### TASK OBJECTIVE
Starting at the line that contains "Reproduce this chart with matplotlib." and stopping after the line that contains "from matplotlib.ticker import MultipleLocator", copy the lines exactly. Pictures are left out.

** start of DATA IN THIS EXERCISE **

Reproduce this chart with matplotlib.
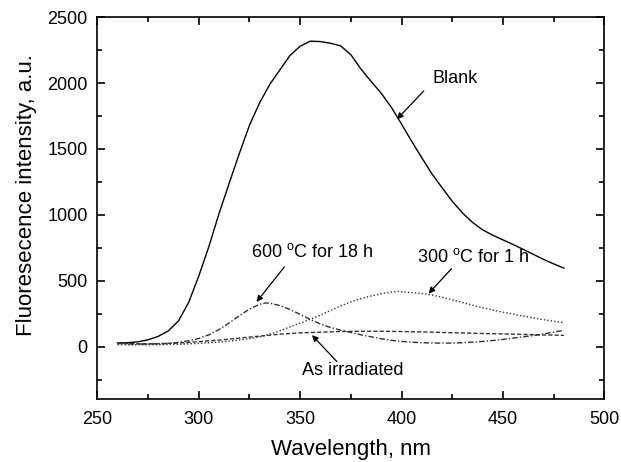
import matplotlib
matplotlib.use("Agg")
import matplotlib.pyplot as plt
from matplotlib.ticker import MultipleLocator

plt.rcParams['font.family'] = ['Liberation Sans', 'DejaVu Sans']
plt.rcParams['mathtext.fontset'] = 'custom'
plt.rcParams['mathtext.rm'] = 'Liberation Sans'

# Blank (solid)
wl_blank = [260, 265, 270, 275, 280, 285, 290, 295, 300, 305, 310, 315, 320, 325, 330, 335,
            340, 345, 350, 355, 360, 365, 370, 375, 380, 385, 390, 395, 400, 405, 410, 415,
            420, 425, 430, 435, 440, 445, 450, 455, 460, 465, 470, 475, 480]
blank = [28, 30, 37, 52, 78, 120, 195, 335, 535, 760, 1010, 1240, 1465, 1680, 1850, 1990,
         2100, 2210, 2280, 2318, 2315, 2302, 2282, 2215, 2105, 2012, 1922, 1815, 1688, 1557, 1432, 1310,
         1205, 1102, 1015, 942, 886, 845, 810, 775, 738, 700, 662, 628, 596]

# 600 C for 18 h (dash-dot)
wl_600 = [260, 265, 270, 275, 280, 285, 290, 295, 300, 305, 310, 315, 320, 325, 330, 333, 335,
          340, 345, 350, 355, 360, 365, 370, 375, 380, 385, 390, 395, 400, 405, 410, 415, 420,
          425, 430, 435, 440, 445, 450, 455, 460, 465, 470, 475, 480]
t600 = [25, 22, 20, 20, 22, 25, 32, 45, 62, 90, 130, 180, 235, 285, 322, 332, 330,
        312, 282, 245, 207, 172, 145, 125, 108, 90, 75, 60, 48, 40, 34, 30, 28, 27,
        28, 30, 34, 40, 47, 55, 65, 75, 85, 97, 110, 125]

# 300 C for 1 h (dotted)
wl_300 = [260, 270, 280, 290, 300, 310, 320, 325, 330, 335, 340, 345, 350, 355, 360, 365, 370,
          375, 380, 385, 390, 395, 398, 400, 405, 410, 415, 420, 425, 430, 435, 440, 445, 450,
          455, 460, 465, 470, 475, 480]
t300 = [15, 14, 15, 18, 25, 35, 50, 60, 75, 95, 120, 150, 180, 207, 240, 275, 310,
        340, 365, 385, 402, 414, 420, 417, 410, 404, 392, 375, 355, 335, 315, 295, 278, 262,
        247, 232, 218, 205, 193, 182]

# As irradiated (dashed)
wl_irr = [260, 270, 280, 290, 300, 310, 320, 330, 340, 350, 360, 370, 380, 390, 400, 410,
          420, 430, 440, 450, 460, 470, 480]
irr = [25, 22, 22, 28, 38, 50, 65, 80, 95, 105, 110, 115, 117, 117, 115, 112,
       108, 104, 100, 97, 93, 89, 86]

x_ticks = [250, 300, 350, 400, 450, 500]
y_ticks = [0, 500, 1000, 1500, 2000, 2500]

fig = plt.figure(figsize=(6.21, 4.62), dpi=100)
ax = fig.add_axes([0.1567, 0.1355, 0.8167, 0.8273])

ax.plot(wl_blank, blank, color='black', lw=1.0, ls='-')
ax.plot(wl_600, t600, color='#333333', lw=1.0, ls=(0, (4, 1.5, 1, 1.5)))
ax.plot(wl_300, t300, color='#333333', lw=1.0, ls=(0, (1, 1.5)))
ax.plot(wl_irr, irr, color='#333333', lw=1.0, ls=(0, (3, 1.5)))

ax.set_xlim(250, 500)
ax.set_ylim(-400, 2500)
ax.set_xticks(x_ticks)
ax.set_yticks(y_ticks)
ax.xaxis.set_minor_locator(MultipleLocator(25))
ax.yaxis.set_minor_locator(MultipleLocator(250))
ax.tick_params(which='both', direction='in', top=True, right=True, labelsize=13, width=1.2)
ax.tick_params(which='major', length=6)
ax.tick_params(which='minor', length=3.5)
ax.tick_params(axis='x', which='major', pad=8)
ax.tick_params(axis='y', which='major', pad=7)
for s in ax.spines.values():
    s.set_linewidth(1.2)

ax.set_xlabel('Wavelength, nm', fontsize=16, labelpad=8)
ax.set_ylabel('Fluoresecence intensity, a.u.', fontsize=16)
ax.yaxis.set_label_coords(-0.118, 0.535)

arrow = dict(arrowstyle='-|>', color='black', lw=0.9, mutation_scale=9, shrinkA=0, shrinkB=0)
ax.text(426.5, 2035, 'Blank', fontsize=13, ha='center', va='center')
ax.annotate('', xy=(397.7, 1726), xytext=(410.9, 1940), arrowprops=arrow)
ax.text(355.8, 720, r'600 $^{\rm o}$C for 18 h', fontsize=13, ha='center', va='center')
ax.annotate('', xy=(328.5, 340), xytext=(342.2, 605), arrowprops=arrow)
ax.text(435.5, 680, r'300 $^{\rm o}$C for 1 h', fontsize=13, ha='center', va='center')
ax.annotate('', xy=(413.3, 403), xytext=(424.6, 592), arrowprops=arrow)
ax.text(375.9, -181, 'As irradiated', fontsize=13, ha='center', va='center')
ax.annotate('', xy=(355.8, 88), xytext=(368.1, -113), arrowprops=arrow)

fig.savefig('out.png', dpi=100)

** end of DATA IN THIS EXERCISE **
** start of DATA IN THIS EXERCISE **

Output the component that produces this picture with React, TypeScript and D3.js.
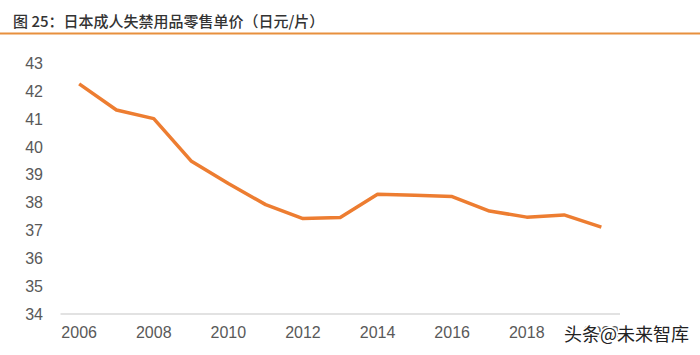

** end of DATA IN THIS EXERCISE **

### THE RESULT
Reproduce this chart with matplotlib.
import matplotlib
matplotlib.use("Agg")
import matplotlib.pyplot as plt
from matplotlib.ticker import MultipleLocator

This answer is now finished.